Am Morgen des 26. April machte sich der 13-Jährige allein auf den Weg zurück nach Kleinmachnow. In der Feldherrnhalle schnappten ihn russische Soldaten und hefteten ihn an seine Jungvolk-Jacke allerlei Nazi-Abzeichen, worüber „sie sich mächtig gefreut haben“. Nachschubkolonnen der Roten Armee kamen ihm entgegen. Er traf Menschen, die aus Berlin flohen, vereinzelt waren Gefangene unterwegs, die in den Arbeitslagern arbeiteten, wie es sie auch in Kleinmachnow gab. Am Sachtlebenweg pumpte er für Rotarmisten Wasser in einen Stahlhelm. Er lief über die Machnower Straße und den Schwarzen Weg. Aus einem Haus am Erlenweg wurde geschossen, russische Soldaten wurden getroffen. Die Russen reagierten sofort mit einem Gegenangriff. Alle Deutschen, die in der Gegend aufzufinden waren, wurden auf den Müllplatz an der Teltow-Werft getrieben. Vier Männer und Eduard Wilhelm wurden an die Wand eines Wärterhäuschen gestellt. „Es war mir egal, ob ich erschossen werde.“ Doch bevor die Schüsse fielen, erkannte ein russischer Offizier den Jungen unter den Männern und ließ ihn frei.
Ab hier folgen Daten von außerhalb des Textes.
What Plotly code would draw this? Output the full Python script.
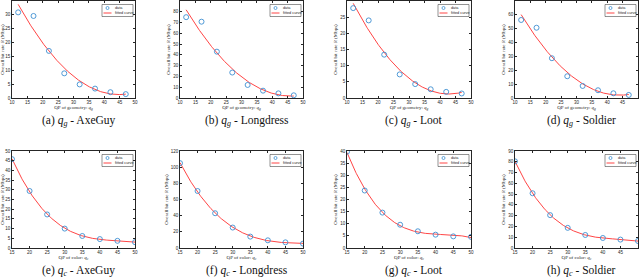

„Ich bin weitergelaufen bis zu unserer Siedlung.“ Aus den Fliederbüschen am Rand des Viertels lugten Rohre russischer Panzer hervor. Einige Plünderer kamen Wilhelm entgegen. Am Gartenzaun blieb der Junge stehen: die schmerzlichsten Erinnerungen werden gegenwärtig: „Unser Haus ist weg. Alles ist weg. Abgebrannt. Ich sehe zwischen den Grundmauern etwas Verkohltes liegen, ein Stahlhelm, den wir Kinder uns immer aufgesetzt haben. Dazwischen klemmten Knochensplitter …“ Mit einem Kopfschütteln beendet Eduard Wilhelm seine Odyssee: „Das war das Schlimmste!“

Notdürftig begrub er seinen achtjährigen Bruder im Garten. Die Fliegerangriffe, die Bomben und Schüsse hatten in abgestumpft. „Für Trauer war ich nicht mehr empfänglich. Ich hatte keine Tränen.“ Später erfuhr er, dass der jüngere Bruder zusammen mit den anderen Bewohnern der Siedlung im Splittergraben saß, der nazitreue Bürgermeister Erich Engelbrecht kam und meinte, es bestünde keine Gefahr, weil die Russen hier nicht herkämen.

Eduards Großvater, der an paar Häuser weiter im Ringweg wohnte, wurde durch eine Granate schwer verletzt und starb Tage später an den Verbrennungen. Zwei Häuser wurden in der Siedlung zerstört – eins im Ringweg und das der Wilhelms.

Es war eine deutsche Bombe, die auf das Haus fiel.